PAMA Lab Panel Member Makes Gross Error; Nobody Corrects Him

On July 18, 2016, CMS held its annual meeting on policy for the Clinical Laboratory Fee Schedule, paired with an annual meeting of the Clinical Laboratory Advisory Panel created by PAMA.  Sessions are archived on Youtube, here and here.



The agenda walked through new laboratory codes for 2017, so stakeholders, CMS staff, and the PAMA panelists could discuss crosswalk/gapfill recommendations.  This is not necessarily the most exciting day of the year.

However, I was amazed by statistical errors made repeatedly by one of the PAMA advisory board panelists - and even more amazed that none of the other dozen panels corrected him.  More after the break.

One of the things I've learned as a policy consultant for medtech and biotech companies is that often, payer medical directors have an extremely shaky foundation in basic statistics.   You can't assume anything; and you can't explain statistical concepts too slowly.

It's worse when a reviewer thinks they know something and gets it flat wrong, and loudly.

This happened at the PAMA panel.   One of the new tests had a scientific presentation, showing the increased accuracy of the test over a legacy biomarker.  This is demonstrated by increased area under the curve (AUC) and appropriate statistics showing a significant difference.

Remarkably, one of the panelist asserted several times that when the tips of the plus minus 2 SD range of two populations overlap, the populations are statistically the same.

Of course, this is nonsensical.

Let's take two examples.   In the first, you have a choice of two bets.  Bet A is a ticket for a raffle where the average payout is $50, with a normal distribution of two SD plus minus $50.   Bet B is a raffle ticket where the average payout is $150, also with a normal distribution of two SD plus minus $50.   The tips of the two-SD distributions touch at $100.  Are the two bets of equal value?

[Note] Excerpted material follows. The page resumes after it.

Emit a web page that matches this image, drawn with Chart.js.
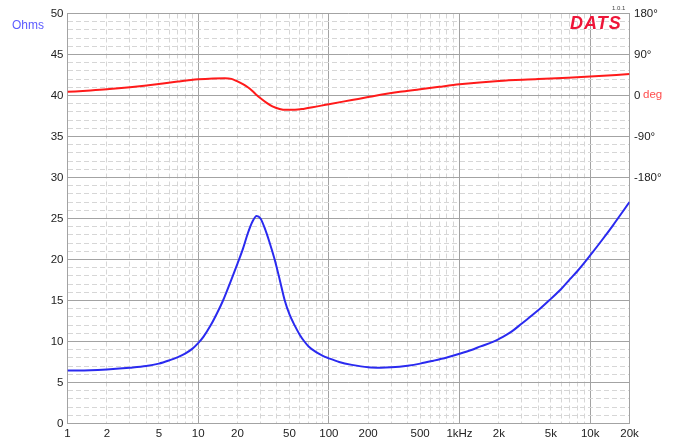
<!DOCTYPE html>
<html>
<head>
<meta charset="utf-8">
<script src="https://cdn.jsdelivr.net/npm/chart.js@4.4.1/dist/chart.umd.min.js"></script>
<style>
  body { margin: 0; background: #fff; }
  #wrap { position: relative; width: 681px; height: 442px; font-family: "Liberation Sans", Arial, sans-serif; }
  canvas { position: absolute; left: 0; top: 0; }
  .lbl { position: absolute; white-space: nowrap; line-height: 1; }
</style>
</head>
<body>
<div id="wrap">
  <canvas id="chart" width="681" height="442"></canvas>
  <div class="lbl" style="left:12px;top:19px;font-size:12px;color:#5c5cff;">Ohms</div>
  <div class="lbl" style="left:643px;top:89px;font-size:11.5px;color:#ff4d4d;">deg</div>
  <div class="lbl" style="left:570px;top:14px;font-size:18px;font-weight:bold;font-style:italic;color:#ee1538;letter-spacing:1px;">DATS</div>
  <div class="lbl" style="left:612px;top:5px;font-size:6px;color:#444;">1.0.1</div>
</div>
<script>
// impedance magnitude (Ohms)
const impFreq = [1, 1.5, 2, 3, 4, 5, 6, 7, 8, 9, 10, 11, 12.5, 14, 15.5, 17.5, 20, 22, 24, 26, 28, 30, 32, 35, 38.5, 42, 46, 50, 55, 60, 65, 70, 80, 90, 100, 120, 150, 200, 250, 300, 400, 500, 630, 800, 1000, 1250, 1450, 1800, 2000, 2500, 3000, 4000, 5000, 6000, 7000, 8000, 10000, 12500, 15000, 20000];
const impOhms = [6.45, 6.5, 6.6, 6.8, 7.0, 7.3, 7.7, 8.1, 8.55, 9.1, 9.8, 10.6, 12.0, 13.5, 15.0, 17.1, 19.5, 21.3, 23.2, 24.6, 25.3, 25.0, 24.0, 22.2, 20.0, 17.6, 15.0, 13.3, 11.9, 10.8, 10.0, 9.4, 8.7, 8.25, 7.95, 7.5, 7.15, 6.85, 6.8, 6.85, 7.05, 7.3, 7.65, 8.05, 8.5, 9.0, 9.4, 9.95, 10.3, 11.2, 12.2, 13.8, 15.2, 16.4, 17.6, 18.6, 20.5, 22.5, 24.2, 27.0];

// phase (degrees)
const phaseFreq = [1, 1.5, 2, 3, 5, 7, 10, 13, 16, 18, 20, 22, 24, 26, 28, 30, 33, 37, 42, 47, 55, 65, 75, 100, 150, 200, 350, 500, 700, 1000, 2000, 4000, 5000, 10000, 20000];
const phaseDeg = [8, 11, 13.5, 18, 25, 30.5, 35.5, 37.5, 38, 36.5, 31, 25, 18, 10, 1, -6, -15, -24, -29.5, -31.5, -31.5, -29, -26, -19, -10, -3.5, 8, 13.5, 19, 24.5, 32, 36, 37.5, 41.5, 47];

// axis labels
const freqLabelValues = [1, 2, 5, 10, 20, 50, 100, 200, 500, 1000, 2000, 5000, 10000, 20000];
const freqLabelText = ["1", "2", "5", "10", "20", "50", "100", "200", "500", "1kHz", "2k", "5k", "10k", "20k"];
const phaseTickValues = [-180, -90, 0, 90, 180];
const phaseTickText = ["-180°", "-90°", "0", "90°", "180°"];

// grid ticks at 1..9 per decade
const freqGrid = [];
for (let d = 1; d <= 10000; d *= 10) {
  for (let m = 1; m <= 9; m++) {
    if (m * d <= 20000) freqGrid.push(m * d);
  }
}

const MAJOR = "#a3a3a3";
const MINOR = "#d6d6d6";
const tickFont = { family: "'Liberation Sans', Arial, sans-serif", size: 11.5 };

function isDecade(v) {
  const m = v / Math.pow(10, Math.floor(Math.log10(v) + 1e-9));
  return Math.abs(m - 1) < 1e-6;
}

new Chart(document.getElementById("chart"), {
  type: "line",
  data: {
    datasets: [
      {
        data: impFreq.map((f, i) => ({ x: f, y: impOhms[i] })),
        borderColor: "#2a2af0",
        borderWidth: 2,
        pointRadius: 0,
        cubicInterpolationMode: "monotone",
        yAxisID: "y"
      },
      {
        data: phaseFreq.map((f, i) => ({ x: f, y: phaseDeg[i] })),
        borderColor: "#ff1a1a",
        borderWidth: 2,
        pointRadius: 0,
        cubicInterpolationMode: "monotone",
        yAxisID: "y2"
      }
    ]
  },
  options: {
    responsive: false,
    animation: false,
    layout: { padding: { top: 13.5, left: 0, right: 0, bottom: 0 } },
    plugins: { legend: { display: false }, tooltip: { enabled: false } },
    scales: {
      x: {
        type: "logarithmic",
        min: 1,
        max: 20000,
        afterBuildTicks: (scale) => { scale.ticks = freqGrid.map((v) => ({ value: v })); },
        afterFit: (scale) => { scale.height = 18.5; },
        ticks: {
          autoSkip: false,
          maxRotation: 0,
          padding: 3,
          color: "#222",
          font: tickFont,
          callback: (v) => {
            const i = freqLabelValues.indexOf(v);
            return i >= 0 ? freqLabelText[i] : "";
          }
        },
        grid: {
          drawTicks: false,
          color: (ctx) => (ctx.tick && isDecade(ctx.tick.value) ? MAJOR : MINOR)
        },
        border: {
          display: true,
          color: MAJOR,
          dash: (ctx) => (ctx.tick && !isDecade(ctx.tick.value) ? [5, 3] : [])
        }
      },
      y: {
        position: "left",
        min: 0,
        max: 50,
        afterFit: (scale) => { scale.width = 67.5; },
        ticks: {
          stepSize: 1,
          autoSkip: false,
          padding: 4,
          color: "#222",
          font: tickFont,
          callback: (v) => (v % 5 === 0 ? String(v) : "")
        },
        grid: {
          drawTicks: false,
          color: (ctx) => (ctx.tick && ctx.tick.value % 5 === 0 ? MAJOR : MINOR)
        },
        border: {
          display: true,
          color: MAJOR,
          dash: (ctx) => (ctx.tick && ctx.tick.value % 5 !== 0 ? [5, 3] : [])
        }
      },
      y2: {
        position: "right",
        min: -720,
        max: 180,
        afterBuildTicks: (scale) => { scale.ticks = phaseTickValues.map((v) => ({ value: v })); },
        afterFit: (scale) => { scale.width = 51.5; },
        ticks: {
          autoSkip: false,
          padding: 4.5,
          color: "#222",
          font: tickFont,
          callback: (v) => {
            const i = phaseTickValues.indexOf(v);
            return i >= 0 ? phaseTickText[i] : "";
          }
        },
        grid: { display: false, drawTicks: false },
        border: { display: true, color: MAJOR }
      }
    }
  }
});
</script>
</body>
</html>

In a biological example, you have terminal cancer.  Drug A provides six months increased survival, plus minus two SD of six months.   Drug B provides 18 months increased survival, also plus minus two SD of six months.  Is it a toss up which drug you would rather take?

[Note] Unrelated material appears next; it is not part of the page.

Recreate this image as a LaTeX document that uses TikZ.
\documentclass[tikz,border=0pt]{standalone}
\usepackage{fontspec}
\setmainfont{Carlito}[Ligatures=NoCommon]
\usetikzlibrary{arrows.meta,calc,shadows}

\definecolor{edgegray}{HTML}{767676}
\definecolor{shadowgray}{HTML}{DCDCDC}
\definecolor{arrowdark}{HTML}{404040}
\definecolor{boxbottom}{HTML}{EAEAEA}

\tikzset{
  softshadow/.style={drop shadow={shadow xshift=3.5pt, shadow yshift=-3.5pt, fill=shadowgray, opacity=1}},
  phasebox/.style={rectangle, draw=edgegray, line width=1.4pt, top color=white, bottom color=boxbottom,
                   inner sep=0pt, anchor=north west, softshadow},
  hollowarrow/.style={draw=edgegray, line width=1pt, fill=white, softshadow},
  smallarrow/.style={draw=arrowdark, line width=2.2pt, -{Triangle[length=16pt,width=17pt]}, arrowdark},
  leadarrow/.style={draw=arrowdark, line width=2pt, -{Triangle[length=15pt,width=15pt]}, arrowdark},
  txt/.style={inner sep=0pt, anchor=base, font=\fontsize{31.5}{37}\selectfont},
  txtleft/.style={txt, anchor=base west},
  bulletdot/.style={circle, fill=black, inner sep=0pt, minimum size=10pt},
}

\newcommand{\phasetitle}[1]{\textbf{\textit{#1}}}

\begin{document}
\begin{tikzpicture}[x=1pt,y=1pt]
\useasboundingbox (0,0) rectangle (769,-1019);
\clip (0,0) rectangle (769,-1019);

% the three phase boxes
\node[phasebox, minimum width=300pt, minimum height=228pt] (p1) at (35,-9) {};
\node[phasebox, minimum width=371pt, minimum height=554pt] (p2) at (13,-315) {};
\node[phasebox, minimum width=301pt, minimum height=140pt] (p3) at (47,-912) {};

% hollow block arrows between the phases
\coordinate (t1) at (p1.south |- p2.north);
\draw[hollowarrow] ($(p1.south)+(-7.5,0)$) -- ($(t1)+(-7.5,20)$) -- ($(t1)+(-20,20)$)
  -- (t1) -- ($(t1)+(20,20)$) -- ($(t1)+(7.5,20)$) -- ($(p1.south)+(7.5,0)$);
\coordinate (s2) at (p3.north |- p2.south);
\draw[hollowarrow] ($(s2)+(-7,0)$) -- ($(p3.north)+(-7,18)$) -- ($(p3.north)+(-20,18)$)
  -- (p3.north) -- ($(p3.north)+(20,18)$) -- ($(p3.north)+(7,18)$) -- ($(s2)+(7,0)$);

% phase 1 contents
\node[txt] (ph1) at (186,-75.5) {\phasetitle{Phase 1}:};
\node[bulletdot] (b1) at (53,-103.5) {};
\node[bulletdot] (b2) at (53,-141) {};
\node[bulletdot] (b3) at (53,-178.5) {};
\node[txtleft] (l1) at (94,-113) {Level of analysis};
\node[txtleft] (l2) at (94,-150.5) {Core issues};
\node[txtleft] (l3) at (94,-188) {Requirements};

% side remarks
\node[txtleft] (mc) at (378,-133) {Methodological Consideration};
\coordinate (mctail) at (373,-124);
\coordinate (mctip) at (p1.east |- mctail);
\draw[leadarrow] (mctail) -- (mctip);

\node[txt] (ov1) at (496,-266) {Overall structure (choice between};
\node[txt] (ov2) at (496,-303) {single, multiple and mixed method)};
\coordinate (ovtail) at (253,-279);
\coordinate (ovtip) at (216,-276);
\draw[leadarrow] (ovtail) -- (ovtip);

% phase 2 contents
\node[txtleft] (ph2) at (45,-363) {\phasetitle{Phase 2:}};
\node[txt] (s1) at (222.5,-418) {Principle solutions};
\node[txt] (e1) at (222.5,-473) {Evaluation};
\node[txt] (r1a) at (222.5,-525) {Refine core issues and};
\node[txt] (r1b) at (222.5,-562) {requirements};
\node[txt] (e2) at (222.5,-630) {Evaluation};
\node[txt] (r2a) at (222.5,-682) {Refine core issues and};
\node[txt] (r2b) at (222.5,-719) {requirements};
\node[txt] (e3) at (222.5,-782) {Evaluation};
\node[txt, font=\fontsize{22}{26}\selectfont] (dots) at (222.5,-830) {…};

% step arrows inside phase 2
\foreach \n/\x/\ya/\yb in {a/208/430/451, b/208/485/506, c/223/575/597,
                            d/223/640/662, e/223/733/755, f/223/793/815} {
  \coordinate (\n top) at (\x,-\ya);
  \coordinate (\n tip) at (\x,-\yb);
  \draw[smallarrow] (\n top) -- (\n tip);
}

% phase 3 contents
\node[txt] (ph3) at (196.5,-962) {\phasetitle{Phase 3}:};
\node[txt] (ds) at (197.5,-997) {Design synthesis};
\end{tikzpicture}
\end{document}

The answer is obviously no.  In both the betting example and the drug example, populations A and B are highly statistically different.   The chance that the real mean of Sample A population is the same as the real mean of Sample B population  is the chance that at the same time, one real mean is 2 SD high (1/30) and the other mean is 2 SD low (1/30), with respect to the standard error of the mean (SEM=SD/√[n]), or for illustration purposes only, 1 in 900.



There is a special condition where we look to the confidence interval crossing zero, and we compare observations to the null hypothesis.  But the null hypothesis is not a distribution; it is a point value at 0 with no SD (or SEM) of its own.   So if,for example, there is a 10% chance the population includes the 0 point, the chance that the population is not different from the 0 point is > .05.

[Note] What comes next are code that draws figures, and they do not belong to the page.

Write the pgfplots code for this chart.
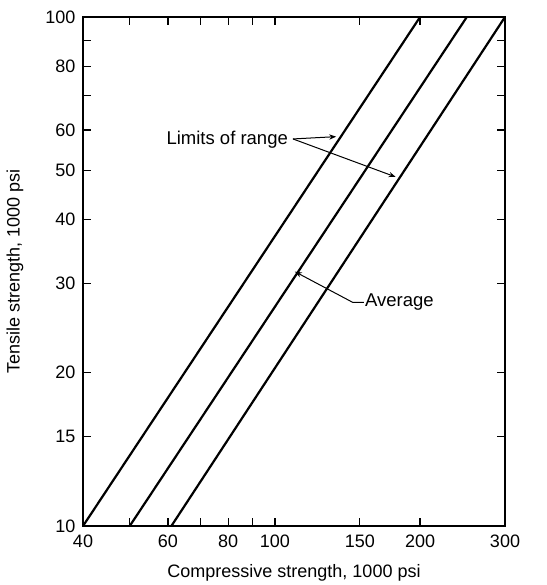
\documentclass[border=0pt]{standalone}
\usepackage{fontspec}
\setmainfont{Liberation Sans}
\usepackage{pgfplots}
\pgfplotsset{compat=1.18}
\usetikzlibrary{arrows.meta}
\begin{document}
\begin{tikzpicture}
\path[use as bounding box] (-83pt,-59pt) rectangle (463pt,526pt);
\begin{axis}[
  anchor=south west, at={(0pt,0pt)},
  scale only axis, width=422pt, height=509pt,
  xmode=log, ymode=log,
  xmin=40, xmax=300, ymin=10, ymax=100,
  xtick={40,50,60,70,80,90,100,150,200,300},
  xticklabels={40,,60,,80,,100,150,200,300},
  ytick={10,15,20,30,40,50,60,70,80,90,100},
  yticklabels={10,15,20,30,40,50,60,,80,,100},
  xminorticks=false, yminorticks=false,
  major tick length=8pt,
  every tick/.style={black, line width=1.2pt},
  axis line style={line width=1.6pt},
  /pgf/number format/assume math mode=true,
  tick label style={font=\fontsize{18}{18}\selectfont},
  xticklabel style={yshift=-5pt},
  yticklabel style={xshift=-4pt},
  label style={font=\fontsize{18}{18}\selectfont},
  xlabel={Compressive strength, 1000 psi},
  ylabel={Tensile strength, 1000 psi},
  xlabel style={at={(axis description cs:0.5,-0.092)}, anchor=center},
  ylabel style={at={(axis description cs:-0.161,0.5)}, anchor=center},
  clip=false,
]
\addplot[black, line width=2.2pt] coordinates {(40,10) (200,100)};
\addplot[black, line width=2.2pt] coordinates {(50,10) (250,100)};
\addplot[black, line width=2.2pt] coordinates {(61,10) (300,100)};
\node[anchor=east, font=\fontsize{18.5}{18}\selectfont, inner sep=1pt] at (axis cs:107,57.3) {Limits of range};
\draw[-{Stealth[length=7pt]}, line width=1pt] (axis cs:109,57.6) -- (axis cs:134,58.2);
\draw[-{Stealth[length=7pt]}, line width=1pt] (axis cs:109,57.6) -- (axis cs:178,48.5);
\node[anchor=west, font=\fontsize{18.5}{18}\selectfont, inner sep=1pt] at (axis cs:153,27.5) {Average};
\draw[-{Stealth[length=7pt]}, line width=1pt] (axis cs:153,27.5) -- (axis cs:145,27.5) -- (axis cs:110,31.6);
\end{axis}
\end{tikzpicture}
\end{document}
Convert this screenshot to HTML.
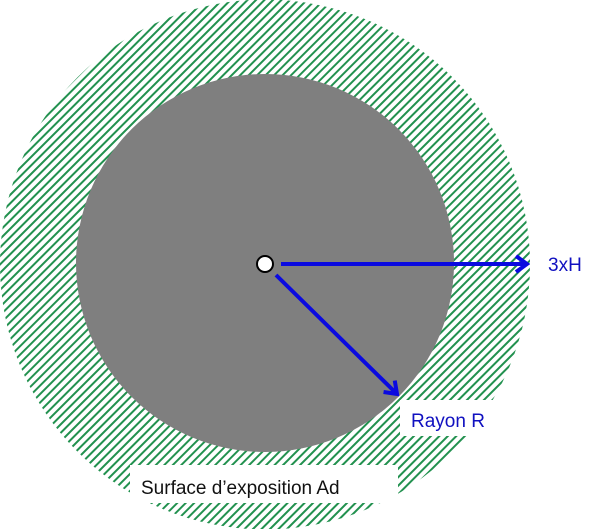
<!DOCTYPE html>
<html><head><meta charset="utf-8"><style>
html,body{margin:0;padding:0;background:#fff;width:604px;height:529px;overflow:hidden}
svg{display:block}
text{font-family:"Liberation Sans",sans-serif}
</style></head><body>
<svg width="604" height="529" viewBox="0 0 604 529">
<defs>
<pattern id="hatch" patternUnits="userSpaceOnUse" width="6" height="6" patternTransform="rotate(45)">
<rect width="6" height="6" fill="#fff"/>
<rect x="0" y="0" width="2" height="6" fill="#22914f"/>
</pattern>
<marker id="ah" markerWidth="16" markerHeight="20" refX="13" refY="10" orient="auto" markerUnits="userSpaceOnUse">
<path d="M2,2 L13,10 L2,18" fill="none" stroke="#0a0ae0" stroke-width="4" stroke-linejoin="miter"/>
</marker>
</defs>
<circle cx="265" cy="264.5" r="265" fill="url(#hatch)"/>
<circle cx="265" cy="263" r="189" fill="#7f7f7f"/>
<line x1="281" y1="264" x2="527" y2="264" stroke="#0a0ae0" stroke-width="4" marker-end="url(#ah)"/>
<line x1="276" y1="275" x2="397" y2="394" stroke="#0a0ae0" stroke-width="4" marker-end="url(#ah)"/>
<circle cx="265" cy="264" r="8" fill="#fff" stroke="#000" stroke-width="2"/>
<text x="548" y="271" font-size="19" fill="#1010c0">3xH</text>
<rect x="400" y="400" width="100" height="36" fill="#fff"/>
<text x="411" y="427" font-size="19" fill="#1010c0">Rayon R</text>
<rect x="130" y="465" width="268" height="38" fill="#fff"/>
<text x="141" y="494" font-size="19" fill="#111">Surface d’exposition Ad</text>
</svg>
</body></html>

The PAMA speaker (who was persistent and convinced of his point) maintained that if two normal distributions have overlapping SD's at their far tips, they cannot be considered statistically different. While the details vary with the math, kurtosis, skew, and other factors, in general, this is completely wrong.

The amazing thing was that the other dozen panelists listened to this, and not one of them, nor CMS staff, pointed out the error.  Many of the audience were aware of the error, but the panel discussion was not open to audience comments.